Far more interesting to me were installations such as Bob Kaputo's "Cold and Overcast Day 2016," a sepia-toned rectangular light box with images inside projected out and the sound of kinetic energy emanating from it. The artist likened the sound to that of brain synapses, a notion that made sense watching it.
Looking at Leigh Suggs' phosphorescent map of Richmond, Bruno said he better understood Church Hill by seeing it laid out without street names.
As I stood there admiring it and trying to locate my street and neighborhood, from behind me I heard Foto Boy knowingly saying, "Karen loves her maps." She sure does, as he's learned from nearly 8 years of friendship.
I stopped in my tracks when I spotted Rob Carter's "Sun City," Mac's favorite, the black and white images of a Spanish city changing over time, a visual feat accomplished with time lapse images of architecture, history and possibility. So much more than just a projection.
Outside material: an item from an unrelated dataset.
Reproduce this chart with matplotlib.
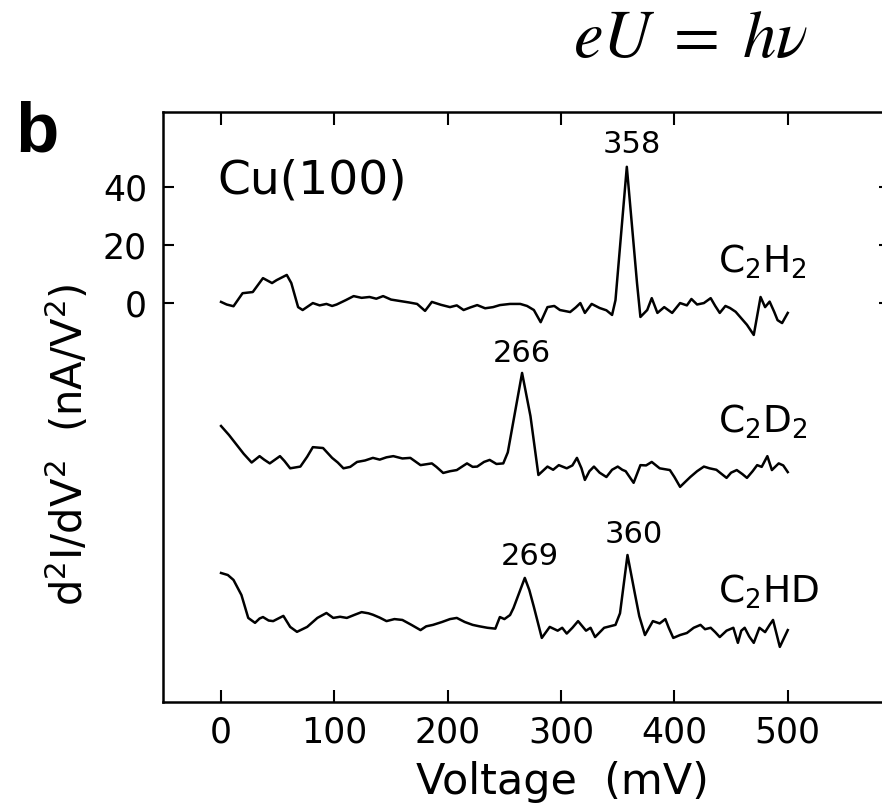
import matplotlib
matplotlib.use('Agg')
import matplotlib.pyplot as plt

# (mV, nA/V^2 with the stacking offsets included)
v_h2 = [0, 5, 11, 19, 28, 37, 45, 49, 58, 62, 68, 72, 81, 87, 93, 98, 102, 110, 117, 124,
        131, 137, 143, 150, 158, 166, 173, 180, 186, 194, 202, 208, 214, 220, 226, 233, 240,
        246, 255, 264, 270, 276, 282, 288, 294, 299, 308, 313, 317, 321, 327, 334, 340, 345,
        348, 358, 367, 370, 376, 380, 385, 391, 398, 405, 411, 415, 420, 426, 432, 436, 440,
        445, 449, 454, 458, 464, 470, 476, 480, 484, 488, 491, 495, 500]
y_h2 = [0.4, -0.5, -1.1, 3.4, 3.8, 8.6, 6.9, 7.9, 9.7, 6.9, -1.4, -2.4, 0.0, -0.8, -0.3, -1.0,
        -0.5, 1.0, 2.4, 1.8, 2.1, 1.5, 2.4, 1.2, 0.7, 0.2, -0.3, -2.7, 0.4, -0.6, -1.4, -0.8,
        -2.4, -1.5, -0.7, -1.8, -1.4, -0.7, -0.3, -0.3, -1.0, -2.4, -6.6, -1.4, -1.0, -2.4,
        -3.1, -1.5, 0.0, -3.4, -0.3, -1.7, -2.5, -4.1, 1.0, 47.0, 6.9, -4.8, -2.4, 1.7, -3.4,
        -1.4, -3.4, 0.0, -0.8, 1.4, -0.5, 0.0, 1.7, -1.0, -3.4, -1.0, -1.7, -3.0, -4.8, -7.5,
        -11.0, 2.1, -1.4, 0.5, -3.0, -5.9, -6.9, -3.4]

v_d2 = [0, 7, 14, 20, 27, 34, 38, 43, 52, 56, 61, 70, 76, 81, 90, 98, 103, 108, 114, 120,
        127, 134, 140, 146, 152, 160, 167, 176, 186, 190, 196, 202, 208, 217, 222, 226, 232,
        237, 243, 249, 253, 265.6, 273, 280, 288, 293, 298, 305, 310, 314, 318, 321, 325, 329,
        334, 340, 345, 350, 354, 357, 364, 370, 375, 380, 387, 396, 400, 405, 410, 414, 420,
        426, 431, 437, 446, 450, 455, 460, 464, 469, 473, 477, 482, 486, 492, 496, 500]
y_d2 = [-42.4, -45.5, -49.0, -52.0, -55.0, -52.8, -54.0, -55.3, -52.8, -54.5, -57.0, -56.4,
        -53.0, -49.7, -50.0, -53.4, -55.0, -57.0, -56.5, -54.8, -54.3, -53.4, -54.0, -53.2,
        -52.8, -53.6, -53.4, -55.9, -55.3, -56.5, -58.6, -58.0, -57.6, -55.3, -56.5, -56.4,
        -54.8, -54.1, -55.5, -55.3, -51.5, -24.1, -39.0, -59.3, -56.4, -57.5, -55.9, -57.0,
        -56.0, -53.4, -57.0, -61.0, -58.0, -56.4, -58.5, -60.0, -57.5, -56.4, -57.5, -58.0,
        -62.0, -55.9, -56.0, -54.8, -57.0, -57.6, -60.0, -63.4, -61.5, -60.0, -58.0, -56.4,
        -57.0, -57.5, -60.3, -58.5, -57.6, -59.0, -60.3, -58.0, -55.9, -56.5, -52.8, -57.6,
        -55.3, -56.0, -58.3]

v_hd = [0, 6, 11, 18, 24, 30, 34, 37, 42, 46, 52, 55, 61, 67, 76, 85, 93, 99, 105, 111, 118,
        124, 130, 134, 140, 146, 153, 160, 168, 176, 181, 187, 195, 202, 208, 215, 222, 228,
        235, 242, 246, 250, 255, 258, 263, 268, 272, 276, 283, 290, 297, 301, 305, 310, 315,
        322, 326, 330, 338, 343, 348, 352, 358.6, 365, 369, 374, 381, 387, 392, 395, 399, 405,
        411, 417, 423, 427, 432, 436, 440, 446, 452, 456, 459, 462, 466, 470, 475, 480, 484,
        487, 493, 500]
y_hd = [-93.1, -93.8, -95.5, -100.7, -108.6, -110.3, -108.8, -108.3, -109.5, -109.7, -108.5,
        -107.9, -111.7, -113.4, -111.7, -108.6, -106.9, -108.6, -108.2, -108.6, -107.5, -106.6,
        -107.0, -107.5, -108.5, -109.7, -109.0, -109.3, -111.0, -112.8, -111.5, -111.0, -110.0,
        -109.0, -108.6, -110.0, -111.0, -111.5, -112.0, -112.3, -108.3, -109.0, -107.6, -105.2,
        -100.0, -94.8, -99.0, -104.8, -115.5, -111.7, -113.0, -112.0, -114.0, -112.0, -109.7,
        -113.0, -112.0, -115.2, -112.0, -111.5, -111.0, -107.0, -86.9, -100.0, -108.0, -114.5,
        -109.7, -110.5, -109.0, -112.0, -115.5, -114.5, -113.8, -112.0, -111.0, -112.5, -112.0,
        -113.5, -115.2, -113.0, -112.0, -117.2, -113.0, -112.0, -115.0, -117.2, -112.0, -113.5,
        -111.0, -109.3, -118.6, -112.8]

peak_labels = ['358', '266', '269', '360']
peak_pos = [(362.5, 51.7), (265.7, -20.3), (272.5, -90.3), (364.5, -82.8)]
mol_labels = [r'C$_2$H$_2$', r'C$_2$D$_2$', r'C$_2$HD']
mol_y = [10.3, -44.8, -103.4]
xticks = [0, 100, 200, 300, 400, 500]
yticks = [0, 20, 40]

fig = plt.figure(figsize=(8.82, 8.1), dpi=100)
ax = fig.add_axes([163 / 882, 1 - 702 / 810, (890 - 163) / 882, (702 - 112) / 810])

for vx, vy in [(v_h2, y_h2), (v_d2, y_d2), (v_hd, y_hd)]:
    ax.plot(vx, vy, color='black', lw=1.8)

ax.set_xlim(-51.2, 590.2)
ax.set_ylim(-137.6, 65.9)
ax.set_xticks(xticks)
ax.set_yticks(yticks)
ax.tick_params(direction='in', top=True, right=True, labelsize=25, width=1.5)
ax.tick_params(axis='x', length=9, pad=10)
ax.tick_params(axis='y', length=8, pad=11.5)
for sp in ax.spines.values():
    sp.set_linewidth(1.8)

ax.set_xlabel('Voltage  (mV)', fontsize=31)
ax.xaxis.set_label_coords(0.55, -0.10)
ax.set_ylabel(r'd$^2$I/dV$^2$  (nA/V$^2$)', fontsize=30)
ax.yaxis.set_label_coords(-0.097, 0.436)

for lab, (px, py) in zip(peak_labels, peak_pos):
    ax.text(px, py, lab, ha='center', va='baseline', fontsize=22)
for lab, my in zip(mol_labels, mol_y):
    ax.text(438.6, my, lab, ha='left', va='baseline', fontsize=27)
ax.text(-3.5, 37.9, 'Cu(100)', ha='left', va='baseline', fontsize=34)

fig.text(15 / 882, 1 - 152 / 810, 'b', fontsize=51, fontweight='bold',
         family='Liberation Sans', ha='left', va='baseline')
fig.text(573 / 882, 1 - 57 / 810, r'$eU\;=\;h\nu$', fontsize=48,
         math_fontfamily='stix', ha='left', va='baseline')

fig.savefig('out.png', dpi=100)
Art on Wheels DIY take on Lite Brite (soda bottles full of colored water you could arrange in a grid to form images) seemed to most delight the generation that grew up on the game, but all of us found it to be an exceptionally clever idea.
Walking through the garage of a lofts building, we encountered a series of framed "clouds" captured in glass, visible on both sides and Foto Boy wasted no time in positioning me, telling me where to look and shooting away. I appreciate that he makes me look good and he appreciates that I give him photo credit if I post his work. Win-win.
"Somebody's got some powerful projectors," a musician friend jokingly observed as we paused to look up at a magnificent tableaux in the sky: the nearly full moon on one side of the glowing red WTVR tower and a huge crescent of cirro-cumulus clouds on the other.
I'm obliged for a Friday evening with such lovely distractions after a week that has worn on even the most optimistic of us.